There is indeed plenty of angry talk around, some of which is justified. As the late Terry Anderson used to say, ”If you ain’t mad, you ain’t paying attention.” Isn’t the willful refusal of Washington to adequately defend the nation’s borders and sovereignty a reason for citizens to be annoyed?

In south Arizona at least, much of the anger in the minds of traditional citizens has to do with the threat to public safety posed by an open border, with a violent narco-state spilling over on a daily basis. Illegal alien crime is pervasive, remaking Phoenix as the kidnap capital and a center of car theft.

Rancher Rob Krentz was murdered last spring on his own land by an illegal alien, emphasizing the danger to people who live near the border.

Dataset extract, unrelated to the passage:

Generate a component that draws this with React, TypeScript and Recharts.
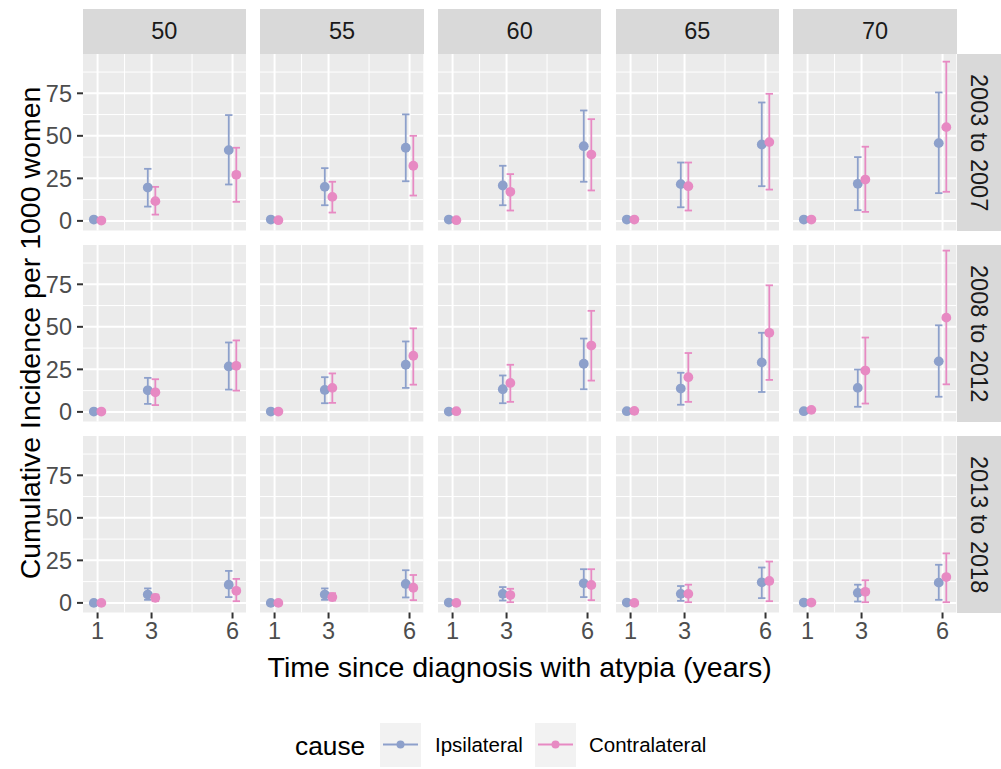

In December, Border Patrol Agent Brian Terry was killed in a gun battle with Mexican gangsters miles within the United States.

In fact, the public is now warned by large signs that park lands near the border are no longer safe enough to enjoy because Mexican gangsters control that territory.

So when members of Congress express a desire for greater safety, the press thinks that’s fine – and it is.

But when Arizonans have demanded for years that Washington ”shall protect each [state] against Invasion” as guaranteed in the Constitution, that’s ”vitriolic.” Citizens are characterized as hateful and even racist for insisting that the government fulfill its responsibility to defend the national perimeter.

And when Arizona passed a law based on national statutes (SB1070) designed to pick up the immigration enforcement slack, the Obama administration attacked the state with a lawsuit.

Should Americans not be angry that Washington is upside down, acting against the clear will of the citizens, not to mention the Constitution? Extreme words are necessary to describe extreme actions.

Finally, some media found it newsworthy that a couple of Congressmen now plan to carry guns when home in their districts:

Gabrielle Giffords’ shooting leads some lawmakers to say they’ll carry weapons to protect themselves, New York Daily News, January 9, 2011

Two lawmakers said Sunday they’ll pack heat back home after the deadly attack on Rep. Gabrielle Giffords.

The decision by Reps. Jason Chaffetz (R-Utah) and Rep. Heath Shuler (D-N.C.) raises new questions about whether lawmakers should carry guns for self defense — or need to.

”After the elections, I let my guard down,” Shuler, an ex-NFL player, told Politico. ”Now I know I need to have [my gun] on me.”

Meanwhile, in southern Arizona, ranchers carry weapons every day because of the constant danger to their safety from invading Mexicans.